Recorded data:
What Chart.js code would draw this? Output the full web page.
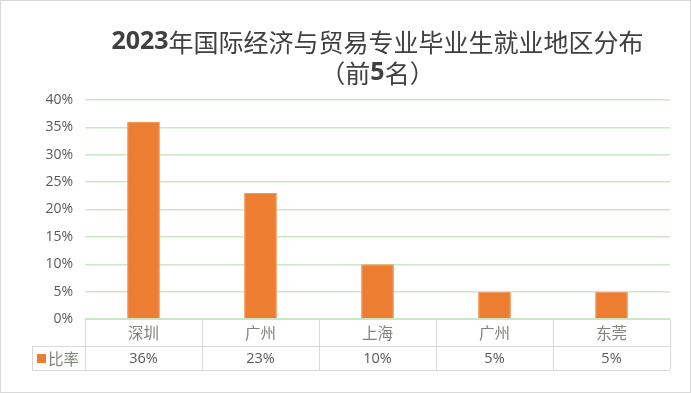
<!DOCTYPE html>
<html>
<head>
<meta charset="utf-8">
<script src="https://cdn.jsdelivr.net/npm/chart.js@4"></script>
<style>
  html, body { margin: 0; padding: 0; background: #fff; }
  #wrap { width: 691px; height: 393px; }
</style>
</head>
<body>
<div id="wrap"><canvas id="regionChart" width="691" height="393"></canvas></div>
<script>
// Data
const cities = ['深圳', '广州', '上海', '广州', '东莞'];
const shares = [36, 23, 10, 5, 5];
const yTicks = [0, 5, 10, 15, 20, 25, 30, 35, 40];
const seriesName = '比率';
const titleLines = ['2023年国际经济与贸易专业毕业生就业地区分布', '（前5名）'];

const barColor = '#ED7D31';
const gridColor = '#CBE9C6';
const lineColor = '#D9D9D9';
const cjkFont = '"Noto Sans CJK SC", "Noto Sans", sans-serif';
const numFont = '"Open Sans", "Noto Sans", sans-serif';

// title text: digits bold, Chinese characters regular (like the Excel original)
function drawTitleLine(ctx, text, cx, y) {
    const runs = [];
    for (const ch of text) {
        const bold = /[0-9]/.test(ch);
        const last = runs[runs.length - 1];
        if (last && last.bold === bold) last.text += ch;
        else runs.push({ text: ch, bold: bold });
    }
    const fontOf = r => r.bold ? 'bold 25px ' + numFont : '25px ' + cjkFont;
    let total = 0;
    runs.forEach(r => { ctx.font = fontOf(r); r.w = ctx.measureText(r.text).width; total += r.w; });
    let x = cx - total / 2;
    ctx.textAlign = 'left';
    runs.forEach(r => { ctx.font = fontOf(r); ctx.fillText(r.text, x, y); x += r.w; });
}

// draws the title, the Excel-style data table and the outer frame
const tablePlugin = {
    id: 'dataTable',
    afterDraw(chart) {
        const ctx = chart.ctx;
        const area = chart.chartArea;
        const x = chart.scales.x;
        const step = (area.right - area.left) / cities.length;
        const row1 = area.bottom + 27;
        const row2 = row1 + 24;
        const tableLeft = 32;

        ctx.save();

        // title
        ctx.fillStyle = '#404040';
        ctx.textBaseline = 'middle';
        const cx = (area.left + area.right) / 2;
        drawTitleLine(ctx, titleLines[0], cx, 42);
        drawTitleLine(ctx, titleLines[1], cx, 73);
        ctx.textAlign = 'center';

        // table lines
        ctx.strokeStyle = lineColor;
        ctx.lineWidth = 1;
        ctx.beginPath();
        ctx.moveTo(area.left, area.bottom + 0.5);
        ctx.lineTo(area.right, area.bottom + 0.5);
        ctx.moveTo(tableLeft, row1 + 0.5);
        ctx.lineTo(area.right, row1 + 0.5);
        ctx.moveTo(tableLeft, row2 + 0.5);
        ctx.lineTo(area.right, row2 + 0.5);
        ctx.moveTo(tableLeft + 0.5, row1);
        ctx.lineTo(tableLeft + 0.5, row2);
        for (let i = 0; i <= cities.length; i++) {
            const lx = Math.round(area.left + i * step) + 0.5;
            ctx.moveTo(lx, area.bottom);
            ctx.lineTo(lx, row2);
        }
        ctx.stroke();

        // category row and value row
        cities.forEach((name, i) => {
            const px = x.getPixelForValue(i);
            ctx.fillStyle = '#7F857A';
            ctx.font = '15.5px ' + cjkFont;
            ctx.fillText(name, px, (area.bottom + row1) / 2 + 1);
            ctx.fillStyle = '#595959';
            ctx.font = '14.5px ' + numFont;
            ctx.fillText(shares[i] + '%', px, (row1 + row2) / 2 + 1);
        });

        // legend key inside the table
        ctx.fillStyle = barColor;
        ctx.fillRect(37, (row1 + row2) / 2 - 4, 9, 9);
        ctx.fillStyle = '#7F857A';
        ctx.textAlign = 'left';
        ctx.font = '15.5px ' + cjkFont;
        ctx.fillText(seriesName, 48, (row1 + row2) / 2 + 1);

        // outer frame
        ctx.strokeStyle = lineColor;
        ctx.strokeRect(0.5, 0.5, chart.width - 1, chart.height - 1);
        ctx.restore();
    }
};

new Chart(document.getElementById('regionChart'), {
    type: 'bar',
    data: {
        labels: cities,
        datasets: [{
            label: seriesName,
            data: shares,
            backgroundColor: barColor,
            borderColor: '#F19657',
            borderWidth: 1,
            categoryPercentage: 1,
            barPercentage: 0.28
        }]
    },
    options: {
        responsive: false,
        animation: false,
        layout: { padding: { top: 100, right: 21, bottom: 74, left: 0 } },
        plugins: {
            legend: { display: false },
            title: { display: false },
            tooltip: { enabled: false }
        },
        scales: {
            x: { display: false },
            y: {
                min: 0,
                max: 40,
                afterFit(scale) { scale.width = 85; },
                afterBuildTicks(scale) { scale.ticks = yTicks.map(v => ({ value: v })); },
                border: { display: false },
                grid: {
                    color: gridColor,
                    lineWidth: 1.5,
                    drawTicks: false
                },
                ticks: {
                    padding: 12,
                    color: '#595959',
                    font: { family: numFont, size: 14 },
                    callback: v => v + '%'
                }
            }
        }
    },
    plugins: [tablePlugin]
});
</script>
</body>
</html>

Short task:
Return each line of the data, keeping its wording exact and omitting pictures.

Expected output:
What Chart.js code would draw this? Output the full web page.
<!DOCTYPE html>
<html>
<head>
<meta charset="utf-8">
<script src="https://cdn.jsdelivr.net/npm/chart.js@4"></script>
<style>
  html, body { margin: 0; padding: 0; background: #fff; }
  #wrap { width: 691px; height: 393px; }
</style>
</head>
<body>
<div id="wrap"><canvas id="regionChart" width="691" height="393"></canvas></div>
<script>
// Data
const cities = ['深圳', '广州', '上海', '广州', '东莞'];
const shares = [36, 23, 10, 5, 5];
const yTicks = [0, 5, 10, 15, 20, 25, 30, 35, 40];
const seriesName = '比率';
const titleLines = ['2023年国际经济与贸易专业毕业生就业地区分布', '（前5名）'];

const barColor = '#ED7D31';
const gridColor = '#CBE9C6';
const lineColor = '#D9D9D9';
const cjkFont = '"Noto Sans CJK SC", "Noto Sans", sans-serif';
const numFont = '"Open Sans", "Noto Sans", sans-serif';

// title text: digits bold, Chinese characters regular (like the Excel original)
function drawTitleLine(ctx, text, cx, y) {
    const runs = [];
    for (const ch of text) {
        const bold = /[0-9]/.test(ch);
        const last = runs[runs.length - 1];
        if (last && last.bold === bold) last.text += ch;
        else runs.push({ text: ch, bold: bold });
    }
    const fontOf = r => r.bold ? 'bold 25px ' + numFont : '25px ' + cjkFont;
    let total = 0;
    runs.forEach(r => { ctx.font = fontOf(r); r.w = ctx.measureText(r.text).width; total += r.w; });
    let x = cx - total / 2;
    ctx.textAlign = 'left';
    runs.forEach(r => { ctx.font = fontOf(r); ctx.fillText(r.text, x, y); x += r.w; });
}

// draws the title, the Excel-style data table and the outer frame
const tablePlugin = {
    id: 'dataTable',
    afterDraw(chart) {
        const ctx = chart.ctx;
        const area = chart.chartArea;
        const x = chart.scales.x;
        const step = (area.right - area.left) / cities.length;
        const row1 = area.bottom + 27;
        const row2 = row1 + 24;
        const tableLeft = 32;

        ctx.save();

        // title
        ctx.fillStyle = '#404040';
        ctx.textBaseline = 'middle';
        const cx = (area.left + area.right) / 2;
        drawTitleLine(ctx, titleLines[0], cx, 42);
        drawTitleLine(ctx, titleLines[1], cx, 73);
        ctx.textAlign = 'center';

        // table lines
        ctx.strokeStyle = lineColor;
        ctx.lineWidth = 1;
        ctx.beginPath();
        ctx.moveTo(area.left, area.bottom + 0.5);
        ctx.lineTo(area.right, area.bottom + 0.5);
        ctx.moveTo(tableLeft, row1 + 0.5);
        ctx.lineTo(area.right, row1 + 0.5);
        ctx.moveTo(tableLeft, row2 + 0.5);
        ctx.lineTo(area.right, row2 + 0.5);
        ctx.moveTo(tableLeft + 0.5, row1);
        ctx.lineTo(tableLeft + 0.5, row2);
        for (let i = 0; i <= cities.length; i++) {
            const lx = Math.round(area.left + i * step) + 0.5;
            ctx.moveTo(lx, area.bottom);
            ctx.lineTo(lx, row2);
        }
        ctx.stroke();

        // category row and value row
        cities.forEach((name, i) => {
            const px = x.getPixelForValue(i);
            ctx.fillStyle = '#7F857A';
            ctx.font = '15.5px ' + cjkFont;
            ctx.fillText(name, px, (area.bottom + row1) / 2 + 1);
            ctx.fillStyle = '#595959';
            ctx.font = '14.5px ' + numFont;
            ctx.fillText(shares[i] + '%', px, (row1 + row2) / 2 + 1);
        });

        // legend key inside the table
        ctx.fillStyle = barColor;
        ctx.fillRect(37, (row1 + row2) / 2 - 4, 9, 9);
        ctx.fillStyle = '#7F857A';
        ctx.textAlign = 'left';
        ctx.font = '15.5px ' + cjkFont;
        ctx.fillText(seriesName, 48, (row1 + row2) / 2 + 1);

        // outer frame
        ctx.strokeStyle = lineColor;
        ctx.strokeRect(0.5, 0.5, chart.width - 1, chart.height - 1);
        ctx.restore();
    }
};

new Chart(document.getElementById('regionChart'), {
    type: 'bar',
    data: {
        labels: cities,
        datasets: [{
            label: seriesName,
            data: shares,
            backgroundColor: barColor,
            borderColor: '#F19657',
            borderWidth: 1,
            categoryPercentage: 1,
            barPercentage: 0.28
        }]
    },
    options: {
        responsive: false,
        animation: false,
        layout: { padding: { top: 100, right: 21, bottom: 74, left: 0 } },
        plugins: {
            legend: { display: false },
            title: { display: false },
            tooltip: { enabled: false }
        },
        scales: {
            x: { display: false },
            y: {
                min: 0,
                max: 40,
                afterFit(scale) { scale.width = 85; },
                afterBuildTicks(scale) { scale.ticks = yTicks.map(v => ({ value: v })); },
                border: { display: false },
                grid: {
                    color: gridColor,
                    lineWidth: 1.5,
                    drawTicks: false
                },
                ticks: {
                    padding: 12,
                    color: '#595959',
                    font: { family: numFont, size: 14 },
                    callback: v => v + '%'
                }
            }
        }
    },
    plugins: [tablePlugin]
});
</script>
</body>
</html>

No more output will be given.